Problem statement:
Return, exactly as written, every line from the first line of the data below through the line that contains "const cifarYTicks = [68, 70, 72, 74, 76];".

** Begin **

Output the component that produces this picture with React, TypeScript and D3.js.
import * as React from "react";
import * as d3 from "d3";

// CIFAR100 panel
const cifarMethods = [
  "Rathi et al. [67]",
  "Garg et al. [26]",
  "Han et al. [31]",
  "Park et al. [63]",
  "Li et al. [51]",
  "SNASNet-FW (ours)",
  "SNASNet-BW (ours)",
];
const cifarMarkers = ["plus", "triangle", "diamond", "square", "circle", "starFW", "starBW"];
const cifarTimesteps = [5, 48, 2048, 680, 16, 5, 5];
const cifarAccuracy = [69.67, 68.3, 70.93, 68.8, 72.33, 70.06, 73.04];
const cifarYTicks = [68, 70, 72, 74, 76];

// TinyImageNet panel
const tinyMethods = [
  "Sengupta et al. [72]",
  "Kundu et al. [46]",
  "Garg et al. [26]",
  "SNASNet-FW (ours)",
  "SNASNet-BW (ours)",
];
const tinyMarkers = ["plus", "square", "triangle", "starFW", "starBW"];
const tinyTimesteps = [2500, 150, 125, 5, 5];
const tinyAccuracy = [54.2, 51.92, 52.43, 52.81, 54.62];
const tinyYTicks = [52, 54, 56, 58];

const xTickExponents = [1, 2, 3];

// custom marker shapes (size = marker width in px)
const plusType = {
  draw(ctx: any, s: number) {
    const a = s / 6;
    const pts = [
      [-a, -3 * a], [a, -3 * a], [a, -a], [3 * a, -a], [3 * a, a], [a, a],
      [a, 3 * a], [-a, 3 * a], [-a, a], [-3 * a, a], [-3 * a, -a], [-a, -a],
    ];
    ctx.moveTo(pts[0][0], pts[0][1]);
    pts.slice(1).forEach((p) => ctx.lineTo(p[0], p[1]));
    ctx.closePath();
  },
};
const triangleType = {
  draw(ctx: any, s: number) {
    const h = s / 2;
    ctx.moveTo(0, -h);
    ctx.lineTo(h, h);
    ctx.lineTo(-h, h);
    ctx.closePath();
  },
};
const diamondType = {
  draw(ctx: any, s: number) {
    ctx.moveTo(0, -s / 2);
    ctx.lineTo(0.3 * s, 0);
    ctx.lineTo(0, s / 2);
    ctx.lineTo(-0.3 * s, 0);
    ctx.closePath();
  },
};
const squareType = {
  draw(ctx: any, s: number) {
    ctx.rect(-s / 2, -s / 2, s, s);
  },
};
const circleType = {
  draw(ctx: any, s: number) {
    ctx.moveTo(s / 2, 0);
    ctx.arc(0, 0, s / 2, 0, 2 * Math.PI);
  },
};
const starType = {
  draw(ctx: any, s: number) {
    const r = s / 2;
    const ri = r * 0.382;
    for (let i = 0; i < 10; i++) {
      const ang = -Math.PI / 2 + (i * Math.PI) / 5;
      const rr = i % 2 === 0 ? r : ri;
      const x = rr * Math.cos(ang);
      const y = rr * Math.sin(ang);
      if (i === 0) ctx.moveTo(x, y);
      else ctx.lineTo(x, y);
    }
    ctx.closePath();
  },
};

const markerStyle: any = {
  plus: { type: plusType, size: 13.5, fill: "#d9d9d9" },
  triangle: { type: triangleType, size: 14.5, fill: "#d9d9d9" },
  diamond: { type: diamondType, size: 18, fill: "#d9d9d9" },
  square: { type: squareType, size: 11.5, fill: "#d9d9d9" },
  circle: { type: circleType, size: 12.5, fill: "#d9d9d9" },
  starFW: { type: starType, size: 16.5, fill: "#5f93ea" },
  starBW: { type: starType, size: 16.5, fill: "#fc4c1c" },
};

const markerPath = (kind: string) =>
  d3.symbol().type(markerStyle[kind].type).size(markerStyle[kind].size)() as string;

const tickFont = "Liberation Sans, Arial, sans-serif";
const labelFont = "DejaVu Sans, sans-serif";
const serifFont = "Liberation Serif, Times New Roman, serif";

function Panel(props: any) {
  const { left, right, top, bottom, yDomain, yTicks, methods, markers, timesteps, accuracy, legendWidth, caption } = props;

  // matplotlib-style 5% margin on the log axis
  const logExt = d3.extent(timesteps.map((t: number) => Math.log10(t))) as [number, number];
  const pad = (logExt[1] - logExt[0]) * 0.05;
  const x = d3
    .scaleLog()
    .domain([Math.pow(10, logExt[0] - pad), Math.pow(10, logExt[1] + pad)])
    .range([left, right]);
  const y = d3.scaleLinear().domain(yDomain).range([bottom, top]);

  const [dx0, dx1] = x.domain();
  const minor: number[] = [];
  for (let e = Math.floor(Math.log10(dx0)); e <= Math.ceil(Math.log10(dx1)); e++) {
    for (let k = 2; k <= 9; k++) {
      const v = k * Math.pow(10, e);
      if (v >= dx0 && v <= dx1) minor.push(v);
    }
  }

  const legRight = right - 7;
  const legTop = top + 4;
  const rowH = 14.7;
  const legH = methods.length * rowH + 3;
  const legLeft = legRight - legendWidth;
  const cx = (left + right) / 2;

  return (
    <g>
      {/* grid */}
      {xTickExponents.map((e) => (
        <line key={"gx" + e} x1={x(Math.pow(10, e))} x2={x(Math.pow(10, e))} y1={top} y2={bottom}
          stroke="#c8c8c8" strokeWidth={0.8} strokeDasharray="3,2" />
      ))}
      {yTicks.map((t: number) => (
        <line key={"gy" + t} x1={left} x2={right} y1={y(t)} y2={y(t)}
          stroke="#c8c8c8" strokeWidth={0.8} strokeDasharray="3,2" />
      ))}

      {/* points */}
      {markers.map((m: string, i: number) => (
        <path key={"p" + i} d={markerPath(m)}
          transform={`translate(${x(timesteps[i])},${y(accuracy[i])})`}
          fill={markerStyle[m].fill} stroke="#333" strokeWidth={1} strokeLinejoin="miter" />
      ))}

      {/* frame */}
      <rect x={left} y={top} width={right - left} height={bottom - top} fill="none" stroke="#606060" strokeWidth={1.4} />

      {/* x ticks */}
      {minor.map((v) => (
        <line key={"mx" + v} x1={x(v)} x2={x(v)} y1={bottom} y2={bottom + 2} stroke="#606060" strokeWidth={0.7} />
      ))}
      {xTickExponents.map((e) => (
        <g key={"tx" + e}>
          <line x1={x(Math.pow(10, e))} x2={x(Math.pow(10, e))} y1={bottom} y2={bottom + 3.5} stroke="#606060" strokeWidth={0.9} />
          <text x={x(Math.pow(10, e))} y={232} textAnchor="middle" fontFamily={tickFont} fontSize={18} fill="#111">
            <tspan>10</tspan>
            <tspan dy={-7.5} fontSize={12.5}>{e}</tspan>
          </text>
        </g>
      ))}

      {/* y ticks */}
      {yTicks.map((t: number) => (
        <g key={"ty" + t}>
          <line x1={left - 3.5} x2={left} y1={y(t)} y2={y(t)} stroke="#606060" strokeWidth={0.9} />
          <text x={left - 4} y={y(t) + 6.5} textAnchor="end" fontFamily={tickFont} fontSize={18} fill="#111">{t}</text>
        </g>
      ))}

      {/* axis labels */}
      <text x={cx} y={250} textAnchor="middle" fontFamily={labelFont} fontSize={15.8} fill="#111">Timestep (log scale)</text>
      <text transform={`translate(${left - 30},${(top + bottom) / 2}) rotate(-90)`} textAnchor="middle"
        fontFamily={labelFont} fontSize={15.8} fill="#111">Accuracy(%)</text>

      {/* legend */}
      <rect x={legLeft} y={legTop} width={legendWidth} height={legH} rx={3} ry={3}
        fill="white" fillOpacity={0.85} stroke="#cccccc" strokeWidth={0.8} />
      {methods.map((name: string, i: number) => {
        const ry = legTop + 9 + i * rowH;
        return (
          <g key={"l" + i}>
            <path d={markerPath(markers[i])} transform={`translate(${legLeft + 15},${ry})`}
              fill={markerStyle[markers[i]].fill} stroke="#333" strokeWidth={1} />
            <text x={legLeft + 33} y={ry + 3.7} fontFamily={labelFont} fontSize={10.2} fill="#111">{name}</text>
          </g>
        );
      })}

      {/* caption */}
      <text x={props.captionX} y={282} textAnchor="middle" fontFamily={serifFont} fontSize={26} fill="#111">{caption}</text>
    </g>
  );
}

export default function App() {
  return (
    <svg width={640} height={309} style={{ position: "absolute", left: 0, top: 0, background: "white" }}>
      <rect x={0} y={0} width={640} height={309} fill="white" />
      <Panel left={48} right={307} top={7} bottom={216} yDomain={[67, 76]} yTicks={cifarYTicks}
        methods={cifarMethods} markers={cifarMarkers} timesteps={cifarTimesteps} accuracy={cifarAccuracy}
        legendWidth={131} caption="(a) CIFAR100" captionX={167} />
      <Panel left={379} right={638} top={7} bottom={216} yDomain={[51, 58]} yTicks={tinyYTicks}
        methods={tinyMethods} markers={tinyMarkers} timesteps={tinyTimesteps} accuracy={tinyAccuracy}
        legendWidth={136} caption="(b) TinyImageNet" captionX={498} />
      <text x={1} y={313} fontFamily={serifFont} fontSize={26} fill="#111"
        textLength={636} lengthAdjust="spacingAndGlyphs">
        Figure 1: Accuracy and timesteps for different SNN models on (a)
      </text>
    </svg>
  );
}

** End **

Problem solution:
Output the component that produces this picture with React, TypeScript and D3.js.
import * as React from "react";
import * as d3 from "d3";

// CIFAR100 panel
const cifarMethods = [
  "Rathi et al. [67]",
  "Garg et al. [26]",
  "Han et al. [31]",
  "Park et al. [63]",
  "Li et al. [51]",
  "SNASNet-FW (ours)",
  "SNASNet-BW (ours)",
];
const cifarMarkers = ["plus", "triangle", "diamond", "square", "circle", "starFW", "starBW"];
const cifarTimesteps = [5, 48, 2048, 680, 16, 5, 5];
const cifarAccuracy = [69.67, 68.3, 70.93, 68.8, 72.33, 70.06, 73.04];
const cifarYTicks = [68, 70, 72, 74, 76];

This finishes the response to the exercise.